▸ **REQUIRED TASK**: Write out the listing below without alteration, omitting its pictures.

▸ **DATA BLOCK**:
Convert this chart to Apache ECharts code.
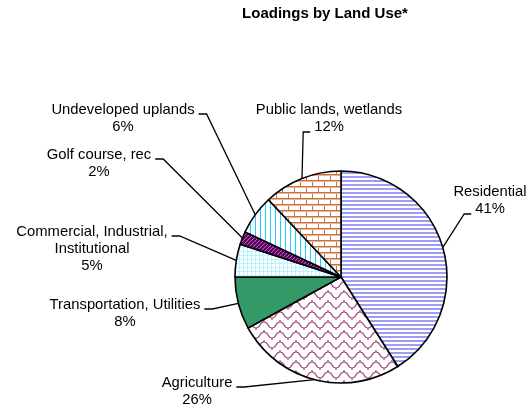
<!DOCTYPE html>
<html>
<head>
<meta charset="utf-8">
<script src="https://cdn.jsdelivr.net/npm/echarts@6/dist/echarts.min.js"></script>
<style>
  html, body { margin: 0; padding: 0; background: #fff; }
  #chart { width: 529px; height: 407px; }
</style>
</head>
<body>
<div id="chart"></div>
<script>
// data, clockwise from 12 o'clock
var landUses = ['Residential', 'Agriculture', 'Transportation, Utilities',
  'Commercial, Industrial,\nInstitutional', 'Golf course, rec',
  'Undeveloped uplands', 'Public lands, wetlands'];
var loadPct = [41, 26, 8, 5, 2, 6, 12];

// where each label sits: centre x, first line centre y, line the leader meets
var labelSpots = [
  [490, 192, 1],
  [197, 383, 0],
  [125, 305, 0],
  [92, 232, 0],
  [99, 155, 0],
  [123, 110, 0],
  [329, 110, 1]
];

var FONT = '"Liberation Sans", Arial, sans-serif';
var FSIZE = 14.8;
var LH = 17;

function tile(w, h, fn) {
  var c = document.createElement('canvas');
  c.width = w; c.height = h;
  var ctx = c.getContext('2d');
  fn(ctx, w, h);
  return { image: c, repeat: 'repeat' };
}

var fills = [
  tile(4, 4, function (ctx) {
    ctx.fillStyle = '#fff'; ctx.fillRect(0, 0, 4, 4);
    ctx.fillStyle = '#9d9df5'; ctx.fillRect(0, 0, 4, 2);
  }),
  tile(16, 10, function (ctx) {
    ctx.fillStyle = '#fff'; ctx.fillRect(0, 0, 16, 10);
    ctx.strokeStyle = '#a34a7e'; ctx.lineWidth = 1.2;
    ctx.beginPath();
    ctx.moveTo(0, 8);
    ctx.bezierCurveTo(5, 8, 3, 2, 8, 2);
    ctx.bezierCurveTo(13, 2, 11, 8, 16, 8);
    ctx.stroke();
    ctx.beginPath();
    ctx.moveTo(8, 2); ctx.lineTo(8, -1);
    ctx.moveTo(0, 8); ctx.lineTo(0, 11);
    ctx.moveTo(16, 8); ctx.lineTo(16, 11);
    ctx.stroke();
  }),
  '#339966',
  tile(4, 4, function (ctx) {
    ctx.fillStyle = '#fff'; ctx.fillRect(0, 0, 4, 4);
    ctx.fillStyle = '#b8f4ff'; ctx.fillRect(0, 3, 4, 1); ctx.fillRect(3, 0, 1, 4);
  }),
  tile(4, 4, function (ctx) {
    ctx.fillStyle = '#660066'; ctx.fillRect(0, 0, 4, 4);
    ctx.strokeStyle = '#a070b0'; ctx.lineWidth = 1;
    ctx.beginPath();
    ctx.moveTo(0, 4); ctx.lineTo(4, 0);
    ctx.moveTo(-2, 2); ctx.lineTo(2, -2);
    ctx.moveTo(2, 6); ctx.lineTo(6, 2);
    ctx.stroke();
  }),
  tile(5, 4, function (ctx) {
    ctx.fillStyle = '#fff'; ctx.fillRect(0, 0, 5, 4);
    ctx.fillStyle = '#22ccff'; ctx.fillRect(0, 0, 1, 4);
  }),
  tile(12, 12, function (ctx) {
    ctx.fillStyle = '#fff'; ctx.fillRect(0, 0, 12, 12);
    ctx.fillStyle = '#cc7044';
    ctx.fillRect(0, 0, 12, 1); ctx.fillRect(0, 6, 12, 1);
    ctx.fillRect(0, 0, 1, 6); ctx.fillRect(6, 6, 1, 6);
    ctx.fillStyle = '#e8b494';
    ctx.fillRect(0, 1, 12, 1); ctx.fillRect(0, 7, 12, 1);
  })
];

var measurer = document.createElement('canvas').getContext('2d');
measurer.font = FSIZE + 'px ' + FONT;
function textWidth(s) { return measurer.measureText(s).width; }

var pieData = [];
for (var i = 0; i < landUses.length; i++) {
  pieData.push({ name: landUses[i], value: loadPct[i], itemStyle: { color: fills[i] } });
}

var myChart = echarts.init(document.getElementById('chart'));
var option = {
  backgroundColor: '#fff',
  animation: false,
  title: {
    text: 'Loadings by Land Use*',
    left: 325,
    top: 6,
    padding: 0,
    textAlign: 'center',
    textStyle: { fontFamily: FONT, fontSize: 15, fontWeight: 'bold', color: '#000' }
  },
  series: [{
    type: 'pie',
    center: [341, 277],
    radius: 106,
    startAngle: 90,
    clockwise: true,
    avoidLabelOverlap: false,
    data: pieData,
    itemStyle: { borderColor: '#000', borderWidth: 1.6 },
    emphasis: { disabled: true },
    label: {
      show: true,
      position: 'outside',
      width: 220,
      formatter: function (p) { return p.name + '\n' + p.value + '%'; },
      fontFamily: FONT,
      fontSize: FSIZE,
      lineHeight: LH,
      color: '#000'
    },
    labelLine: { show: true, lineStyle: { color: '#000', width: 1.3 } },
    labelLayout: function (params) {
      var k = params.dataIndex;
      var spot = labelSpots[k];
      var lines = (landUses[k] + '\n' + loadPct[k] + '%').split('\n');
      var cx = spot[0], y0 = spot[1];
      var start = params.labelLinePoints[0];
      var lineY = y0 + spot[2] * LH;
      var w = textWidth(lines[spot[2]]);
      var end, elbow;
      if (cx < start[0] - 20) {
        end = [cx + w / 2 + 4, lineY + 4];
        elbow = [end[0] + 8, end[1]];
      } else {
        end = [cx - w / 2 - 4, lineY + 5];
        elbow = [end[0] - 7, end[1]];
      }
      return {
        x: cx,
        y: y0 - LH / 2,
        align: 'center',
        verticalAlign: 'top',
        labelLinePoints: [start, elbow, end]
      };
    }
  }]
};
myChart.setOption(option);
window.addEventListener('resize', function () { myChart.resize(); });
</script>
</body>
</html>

▸ **EXERCISE RESPONSE**:
Convert this chart to Apache ECharts code.
<!DOCTYPE html>
<html>
<head>
<meta charset="utf-8">
<script src="https://cdn.jsdelivr.net/npm/echarts@6/dist/echarts.min.js"></script>
<style>
  html, body { margin: 0; padding: 0; background: #fff; }
  #chart { width: 529px; height: 407px; }
</style>
</head>
<body>
<div id="chart"></div>
<script>
// data, clockwise from 12 o'clock
var landUses = ['Residential', 'Agriculture', 'Transportation, Utilities',
  'Commercial, Industrial,\nInstitutional', 'Golf course, rec',
  'Undeveloped uplands', 'Public lands, wetlands'];
var loadPct = [41, 26, 8, 5, 2, 6, 12];

// where each label sits: centre x, first line centre y, line the leader meets
var labelSpots = [
  [490, 192, 1],
  [197, 383, 0],
  [125, 305, 0],
  [92, 232, 0],
  [99, 155, 0],
  [123, 110, 0],
  [329, 110, 1]
];

var FONT = '"Liberation Sans", Arial, sans-serif';
var FSIZE = 14.8;
var LH = 17;

function tile(w, h, fn) {
  var c = document.createElement('canvas');
  c.width = w; c.height = h;
  var ctx = c.getContext('2d');
  fn(ctx, w, h);
  return { image: c, repeat: 'repeat' };
}

var fills = [
  tile(4, 4, function (ctx) {
    ctx.fillStyle = '#fff'; ctx.fillRect(0, 0, 4, 4);
    ctx.fillStyle = '#9d9df5'; ctx.fillRect(0, 0, 4, 2);
  }),
  tile(16, 10, function (ctx) {
    ctx.fillStyle = '#fff'; ctx.fillRect(0, 0, 16, 10);
    ctx.strokeStyle = '#a34a7e'; ctx.lineWidth = 1.2;
    ctx.beginPath();
    ctx.moveTo(0, 8);
    ctx.bezierCurveTo(5, 8, 3, 2, 8, 2);
    ctx.bezierCurveTo(13, 2, 11, 8, 16, 8);
    ctx.stroke();
    ctx.beginPath();
    ctx.moveTo(8, 2); ctx.lineTo(8, -1);
    ctx.moveTo(0, 8); ctx.lineTo(0, 11);
    ctx.moveTo(16, 8); ctx.lineTo(16, 11);
    ctx.stroke();
  }),
  '#339966',
  tile(4, 4, function (ctx) {
    ctx.fillStyle = '#fff'; ctx.fillRect(0, 0, 4, 4);
    ctx.fillStyle = '#b8f4ff'; ctx.fillRect(0, 3, 4, 1); ctx.fillRect(3, 0, 1, 4);
  }),
  tile(4, 4, function (ctx) {
    ctx.fillStyle = '#660066'; ctx.fillRect(0, 0, 4, 4);
    ctx.strokeStyle = '#a070b0'; ctx.lineWidth = 1;
    ctx.beginPath();
    ctx.moveTo(0, 4); ctx.lineTo(4, 0);
    ctx.moveTo(-2, 2); ctx.lineTo(2, -2);
    ctx.moveTo(2, 6); ctx.lineTo(6, 2);
    ctx.stroke();
  }),
  tile(5, 4, function (ctx) {
    ctx.fillStyle = '#fff'; ctx.fillRect(0, 0, 5, 4);
    ctx.fillStyle = '#22ccff'; ctx.fillRect(0, 0, 1, 4);
  }),
  tile(12, 12, function (ctx) {
    ctx.fillStyle = '#fff'; ctx.fillRect(0, 0, 12, 12);
    ctx.fillStyle = '#cc7044';
    ctx.fillRect(0, 0, 12, 1); ctx.fillRect(0, 6, 12, 1);
    ctx.fillRect(0, 0, 1, 6); ctx.fillRect(6, 6, 1, 6);
    ctx.fillStyle = '#e8b494';
    ctx.fillRect(0, 1, 12, 1); ctx.fillRect(0, 7, 12, 1);
  })
];

var measurer = document.createElement('canvas').getContext('2d');
measurer.font = FSIZE + 'px ' + FONT;
function textWidth(s) { return measurer.measureText(s).width; }

var pieData = [];
for (var i = 0; i < landUses.length; i++) {
  pieData.push({ name: landUses[i], value: loadPct[i], itemStyle: { color: fills[i] } });
}

var myChart = echarts.init(document.getElementById('chart'));
var option = {
  backgroundColor: '#fff',
  animation: false,
  title: {
    text: 'Loadings by Land Use*',
    left: 325,
    top: 6,
    padding: 0,
    textAlign: 'center',
    textStyle: { fontFamily: FONT, fontSize: 15, fontWeight: 'bold', color: '#000' }
  },
  series: [{
    type: 'pie',
    center: [341, 277],
    radius: 106,
    startAngle: 90,
    clockwise: true,
    avoidLabelOverlap: false,
    data: pieData,
    itemStyle: { borderColor: '#000', borderWidth: 1.6 },
    emphasis: { disabled: true },
    label: {
      show: true,
      position: 'outside',
      width: 220,
      formatter: function (p) { return p.name + '\n' + p.value + '%'; },
      fontFamily: FONT,
      fontSize: FSIZE,
      lineHeight: LH,
      color: '#000'
    },
    labelLine: { show: true, lineStyle: { color: '#000', width: 1.3 } },
    labelLayout: function (params) {
      var k = params.dataIndex;
      var spot = labelSpots[k];
      var lines = (landUses[k] + '\n' + loadPct[k] + '%').split('\n');
      var cx = spot[0], y0 = spot[1];
      var start = params.labelLinePoints[0];
      var lineY = y0 + spot[2] * LH;
      var w = textWidth(lines[spot[2]]);
      var end, elbow;
      if (cx < start[0] - 20) {
        end = [cx + w / 2 + 4, lineY + 4];
        elbow = [end[0] + 8, end[1]];
      } else {
        end = [cx - w / 2 - 4, lineY + 5];
        elbow = [end[0] - 7, end[1]];
      }
      return {
        x: cx,
        y: y0 - LH / 2,
        align: 'center',
        verticalAlign: 'top',
        labelLinePoints: [start, elbow, end]
      };
    }
  }]
};
myChart.setOption(option);
window.addEventListener('resize', function () { myChart.resize(); });
</script>
</body>
</html>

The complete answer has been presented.